Let's say you have a son and daughter from your first marriage. Jake will enter college next fall and Lisa will be a sophomore in high school.
You are going to marry again, and you want a prenuptial agreement to ensure your assets will be divided and your children cared for as you wish in the event you either die or the new marriage fails.
Prevent divorce arguments
Perhaps you did not have a prenuptial agreement with your former spouse and the property division phase of your divorce was long and bitter. You are therefore determined to have an official contract the second time around. You should list all of the assets you have, even your rare wine collection, if you want the prenuptial agreement to protect them all.
Avoid discord among heirs
If you pass away during your second marriage, there is always the possibility of a dispute among heirs if there are any document loopholes. Provide your attorney with complete financial records plus records of separate property. Do not forget to include personal items. For example, you might have a gold watch that you would like to pass along to your son.

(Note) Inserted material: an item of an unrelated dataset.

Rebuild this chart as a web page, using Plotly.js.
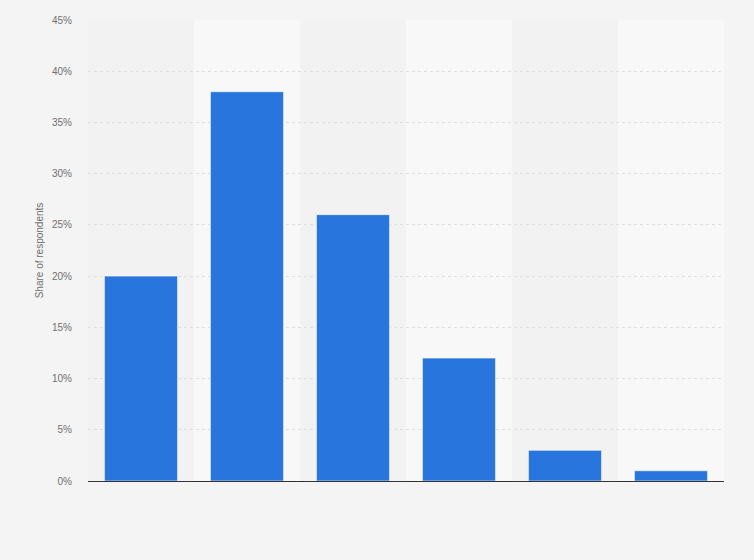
<!DOCTYPE html>
<html><head><meta charset="utf-8">
<script src="https://cdn.plot.ly/plotly-3.0.1.min.js"></script>
<style>html,body{margin:0;padding:0;background:#f4f4f4;}#chart{width:754px;height:560px;}</style>
</head><body><div id="chart"></div>
<script>
var categories = ["A", "B", "C", "D", "E", "F"];
var shares = [20, 38, 26, 12, 3, 1];
var yTickValues = [0, 5, 10, 15, 20, 25, 30, 35, 40, 45];
var yTickLabels = ["0%", "5%", "10%", "15%", "20%", "25%", "30%", "35%", "40%", "45%"];

var shapes = [];
for (var i = 0; i < categories.length; i++) {
  shapes.push({type: 'rect', xref: 'x', yref: 'paper', x0: i - 0.5, x1: i + 0.5, y0: 0, y1: 1,
    fillcolor: (i % 2 === 1) ? '#f8f8f8' : '#f2f2f2', line: {width: 0}, layer: 'below'});
}

var trace = {type: 'bar', x: categories, y: shares,
  marker: {color: '#2876dd', line: {color: 'rgba(255,255,255,0.6)', width: 1}},
  hoverinfo: 'none'};

var layout = {
  width: 754, height: 560,
  paper_bgcolor: '#f4f4f4', plot_bgcolor: 'rgba(0,0,0,0)',
  margin: {l: 88, r: 30, t: 20, b: 79},
  bargap: 0.31,
  showlegend: false,
  shapes: shapes,
  xaxis: {type: 'category', showticklabels: false, showgrid: false, zeroline: false,
    showline: false, ticks: '', range: [-0.5, categories.length - 0.5]},
  yaxis: {range: [0, 45], tickvals: yTickValues, ticktext: yTickLabels,
    showgrid: true, gridcolor: '#dedede', griddash: 'dot', gridwidth: 1,
    zeroline: true, zerolinecolor: '#333333', zerolinewidth: 1,
    tickfont: {family: 'Arial, Liberation Sans, sans-serif', size: 10, color: '#707070'},
    ticks: '', ticklabelstandoff: 15,
    title: {text: 'Share of respondents', standoff: 6,
      font: {family: 'Arial, Liberation Sans, sans-serif', size: 10, color: '#707070'}}}
};

Plotly.newPlot('chart', [trace], layout, {displayModeBar: false, staticPlot: true});
</script></body></html>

There will be less chance for future legal entanglements if you craft a detailed prenup.
Protect everyone's happiness
There are several tools for you to consider if estate planning is of interest to you, and the prenuptial agreement is one of them. It is an especially good document to have in terms of protecting the financial future of children you have from a previous marriage. You do not want any misunderstandings as you enter the second union. Please remember that these contracts usually stand up in court, so you and your intended must both be fully aware of what you are signing. Once you complete the prenuptial agreement, you can relax and enjoy planning your wedding.